** Exercise requirements **
The lines below are to be quoted exactly, from the first through the one that contains "x_a_tail = [47.9, 49.6, 51.4, 53.1, 54.8, 58.0]".

** Information provided **
______________________________

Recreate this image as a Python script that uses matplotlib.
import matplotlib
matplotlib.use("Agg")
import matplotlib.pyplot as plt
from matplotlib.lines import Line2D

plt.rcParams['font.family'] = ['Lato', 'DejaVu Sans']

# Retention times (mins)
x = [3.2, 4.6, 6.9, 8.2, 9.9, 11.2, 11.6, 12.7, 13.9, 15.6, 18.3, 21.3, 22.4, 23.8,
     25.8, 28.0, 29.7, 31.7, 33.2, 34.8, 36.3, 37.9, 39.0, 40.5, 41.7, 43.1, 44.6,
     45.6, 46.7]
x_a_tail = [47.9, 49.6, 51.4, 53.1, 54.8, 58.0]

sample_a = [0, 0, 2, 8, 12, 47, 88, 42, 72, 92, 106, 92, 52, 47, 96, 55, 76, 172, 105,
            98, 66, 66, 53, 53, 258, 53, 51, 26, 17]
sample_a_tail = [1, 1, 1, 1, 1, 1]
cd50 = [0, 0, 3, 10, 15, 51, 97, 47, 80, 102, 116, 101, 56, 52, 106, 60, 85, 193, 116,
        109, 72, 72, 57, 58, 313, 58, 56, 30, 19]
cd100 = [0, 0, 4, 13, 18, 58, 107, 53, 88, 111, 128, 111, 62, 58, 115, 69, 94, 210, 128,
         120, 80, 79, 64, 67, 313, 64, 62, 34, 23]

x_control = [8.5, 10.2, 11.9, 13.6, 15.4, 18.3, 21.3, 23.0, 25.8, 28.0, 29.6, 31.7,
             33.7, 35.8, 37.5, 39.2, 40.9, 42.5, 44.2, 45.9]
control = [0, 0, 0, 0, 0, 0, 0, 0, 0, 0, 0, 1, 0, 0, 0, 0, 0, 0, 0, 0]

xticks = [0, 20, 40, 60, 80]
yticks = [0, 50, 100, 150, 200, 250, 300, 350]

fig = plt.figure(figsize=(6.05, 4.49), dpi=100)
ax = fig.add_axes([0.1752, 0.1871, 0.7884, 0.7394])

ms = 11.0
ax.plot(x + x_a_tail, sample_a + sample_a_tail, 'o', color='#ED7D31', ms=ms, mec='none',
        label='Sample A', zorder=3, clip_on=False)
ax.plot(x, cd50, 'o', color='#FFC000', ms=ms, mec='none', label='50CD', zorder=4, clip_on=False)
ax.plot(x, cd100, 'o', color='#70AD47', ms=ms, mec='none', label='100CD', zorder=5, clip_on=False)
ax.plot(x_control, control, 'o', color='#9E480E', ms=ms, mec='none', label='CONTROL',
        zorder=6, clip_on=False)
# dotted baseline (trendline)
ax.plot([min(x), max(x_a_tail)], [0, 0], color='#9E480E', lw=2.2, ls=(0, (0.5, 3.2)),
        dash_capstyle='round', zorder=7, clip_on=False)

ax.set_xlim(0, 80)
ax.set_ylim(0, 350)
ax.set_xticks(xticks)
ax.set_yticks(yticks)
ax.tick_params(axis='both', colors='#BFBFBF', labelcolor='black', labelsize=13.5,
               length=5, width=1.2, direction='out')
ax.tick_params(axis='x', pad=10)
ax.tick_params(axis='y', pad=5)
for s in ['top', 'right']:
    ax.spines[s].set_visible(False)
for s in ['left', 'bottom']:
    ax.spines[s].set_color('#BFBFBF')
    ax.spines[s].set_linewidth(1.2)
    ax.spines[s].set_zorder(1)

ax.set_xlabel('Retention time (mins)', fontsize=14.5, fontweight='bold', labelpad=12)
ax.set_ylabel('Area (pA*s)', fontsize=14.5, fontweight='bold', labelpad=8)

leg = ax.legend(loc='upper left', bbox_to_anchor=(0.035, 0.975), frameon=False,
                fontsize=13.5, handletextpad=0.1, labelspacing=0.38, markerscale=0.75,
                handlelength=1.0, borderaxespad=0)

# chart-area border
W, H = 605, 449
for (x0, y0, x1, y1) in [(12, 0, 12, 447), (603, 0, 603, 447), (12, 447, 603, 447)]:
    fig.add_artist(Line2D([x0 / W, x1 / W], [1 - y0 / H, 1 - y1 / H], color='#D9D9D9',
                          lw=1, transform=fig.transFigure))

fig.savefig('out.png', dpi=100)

______________________________

** Task result **
Recreate this image as a Python script that uses matplotlib.
import matplotlib
matplotlib.use("Agg")
import matplotlib.pyplot as plt
from matplotlib.lines import Line2D

plt.rcParams['font.family'] = ['Lato', 'DejaVu Sans']

# Retention times (mins)
x = [3.2, 4.6, 6.9, 8.2, 9.9, 11.2, 11.6, 12.7, 13.9, 15.6, 18.3, 21.3, 22.4, 23.8,
     25.8, 28.0, 29.7, 31.7, 33.2, 34.8, 36.3, 37.9, 39.0, 40.5, 41.7, 43.1, 44.6,
     45.6, 46.7]
x_a_tail = [47.9, 49.6, 51.4, 53.1, 54.8, 58.0]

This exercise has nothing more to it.